## Begin Data extract

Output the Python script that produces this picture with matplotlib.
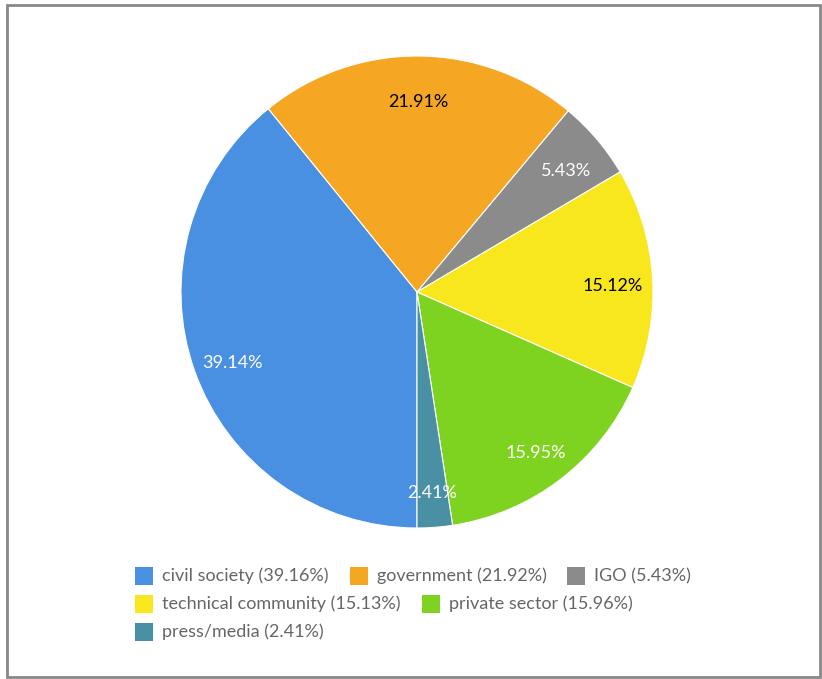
import numpy as np
import matplotlib
matplotlib.use('Agg')
import matplotlib.pyplot as plt
from matplotlib.patches import Rectangle

# Share of participants by stakeholder group
groups = ['civil society', 'government', 'IGO', 'technical community', 'private sector', 'press/media']
slice_pct = [39.14, 21.91, 5.43, 15.12, 15.95, 2.41]
legend_pct = [39.16, 21.92, 5.43, 15.13, 15.96, 2.41]
colors = ['#4A90E2', '#F5A623', '#8B8B8B', '#F8E71C', '#7ED321', '#4A90A4']
label_colors = ['white', 'black', 'white', 'black', 'white', 'white']

plt.rcParams['font.family'] = ['Lato', 'DejaVu Sans']

W, H = 822, 679
fig = plt.figure(figsize=(W / 100, H / 100), dpi=100)

# Pie centred at (417, 292) px with radius 236 px
cx, cy, r = 417, 292, 236
ax = fig.add_axes([(cx - r) / W, (H - cy - r) / H, 2 * r / W, 2 * r / H])
wedges, _ = ax.pie(slice_pct, colors=colors, startangle=-90, counterclock=False,
                   wedgeprops=dict(edgecolor='white', linewidth=0.8))
ax.set_xlim(-1, 1)
ax.set_ylim(-1, 1)
ax.set_aspect('equal')
ax.axis('off')

# value labels inside each slice, nudged a few px down
for w, val, tc in zip(wedges, slice_pct, label_colors):
    mid = np.deg2rad((w.theta1 + w.theta2) / 2)
    ax.annotate(f'{val:.2f}%', (0.83 * np.cos(mid), 0.83 * np.sin(mid)),
                xytext=(0, -4), textcoords='offset points',
                ha='center', va='center', fontsize=13, color=tc)

# Flowing legend below the pie
renderer = fig.canvas.get_renderer()
box = 18
pad = 9
gap = 21
max_width = 620
row_h = 28
items = []
for name, pct, col in zip(groups, legend_pct, colors):
    t = fig.text(0, 0, f'{name} ({pct:.2f}%)', fontsize=13, color='#666666',
                 ha='left', va='center')
    wpx = t.get_window_extent(renderer).width
    items.append((t, col, box + pad + wpx))

rows = [[]]
cur = 0
for it in items:
    add = it[2] if not rows[-1] else gap + it[2]
    if rows[-1] and cur + add > max_width:
        rows.append([])
        cur = 0
        add = it[2]
    rows[-1].append(it)
    cur += add

x0 = 135
y0 = 576
for i, row in enumerate(rows):
    y = y0 + i * row_h
    x = x0
    for t, col, wd in row:
        fig.patches.append(Rectangle((x / W, (H - y - box / 2) / H), box / W, box / H,
                                     transform=fig.transFigure, facecolor=col,
                                     edgecolor='none'))
        t.set_position(((x + box + pad) / W, (H - y) / H))
        x += wd + gap

# Grey frame around the figure
fig.patches.append(Rectangle((7 / W, 2 / H), 813 / W, 672 / H, transform=fig.transFigure,
                             facecolor='none', edgecolor='#888888', linewidth=2))

fig.savefig('out.png', dpi=100)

## End Data extract

- **Prompt**: Return, unchanged, the lines from the first line of the material through the line that holds "from matplotlib.patches import Rectangle", inclusive, omitting pictures.

- **The completed task**:
Output the Python script that produces this picture with matplotlib.
import numpy as np
import matplotlib
matplotlib.use('Agg')
import matplotlib.pyplot as plt
from matplotlib.patches import Rectangle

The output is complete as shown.